Lennon admitted he wasn’t surprised to find himself facing two charges of misconduct – including ‘indicating bias or incompetence on the part of a match official’ – brought by the SFA’s compliance officer Tony McGlennan but insisted he will go to Hampden on March 15 to fight his corner.

“In the main, they are pretty fair,” said Lennon. “They allow you to state your case so that’s what we will do as best we can and take it from there. I’d like to think I’d get an explanation – it will probably be in the referees’ report.
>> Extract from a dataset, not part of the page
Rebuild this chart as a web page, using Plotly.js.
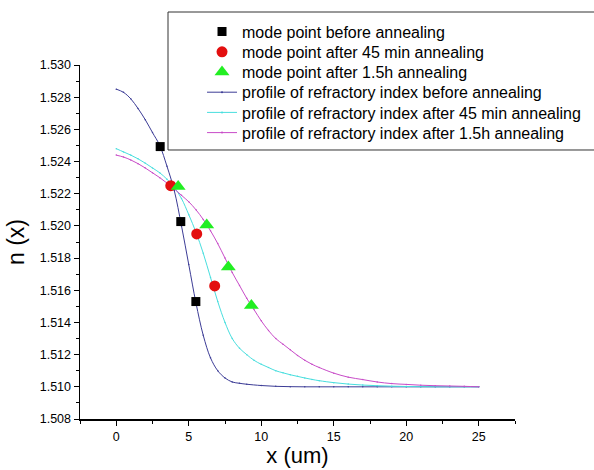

“I will debate it as vigorously as possible because my behaviour was not any different to any other manager up and down the country every weekend. I shouldn’t even be talking about my behaviour. My behaviour has been really good. I sound like a schoolboy here compared to a lot of other managers and what I have seen.”
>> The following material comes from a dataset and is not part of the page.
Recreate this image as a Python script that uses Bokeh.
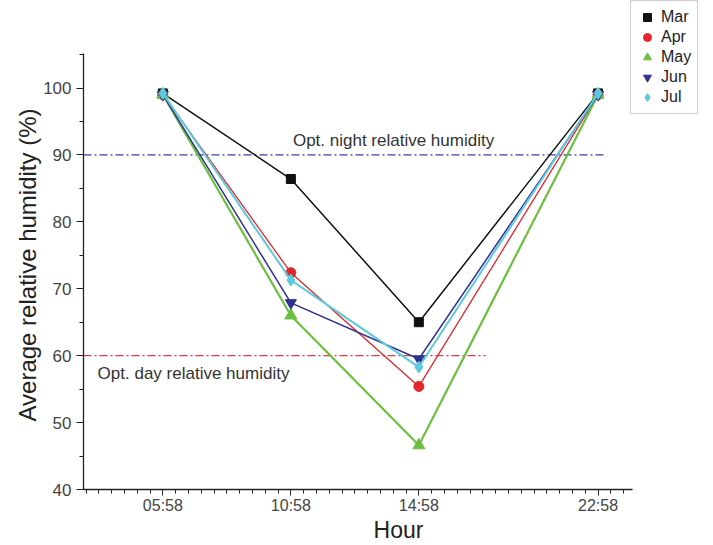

In the wake of the weekend events, Kilmarnock manager Steve Clarke suggested match officials should be supported and encouraged, leading Lennon to say: “I get that. We have had 28 league games this season and I would say in 23 or 24 of them I have gone to the delegate and said ‘you know what, he’s had a really good game, the officials were excellent’.

“None of that ever gets reported. All that does is me being the villain, castigating referees. And that is not the case at all.”

Asked if he felt he was treated differently because he was Neil Lennon, he replied: “Maybe. I don’t know. I don’t have any evidence or proof of that. But certainly my reaction to the penalty did not warrant a sending-off when I see the behaviour of some other managers.

“I thought he [Clancy] was rash with the penalty decision and he was certainly rash with the sending-off. If he had come over to me and said ‘you know what Lenny, one more and you’re off, fair enough. But not a straight red.”

And, insisted Lennon. it was that decision and not the penalty which led him to act the way he did, something he now regrets. He said: “I’m not happy with my reaction, obviously. I’m not happy with the penalty decision – but it did not make me react the way I did. The sending-off did.

“I think that’s what’s getting missed. I debated the decision as any other manager would with the fourth official. I didn’t think my behaviour on the day warranted a sending-off. That’s basically why I reacted the way I did. It’s unacceptable from my point of view. It made me very, very angry. It basically added insult to injury.”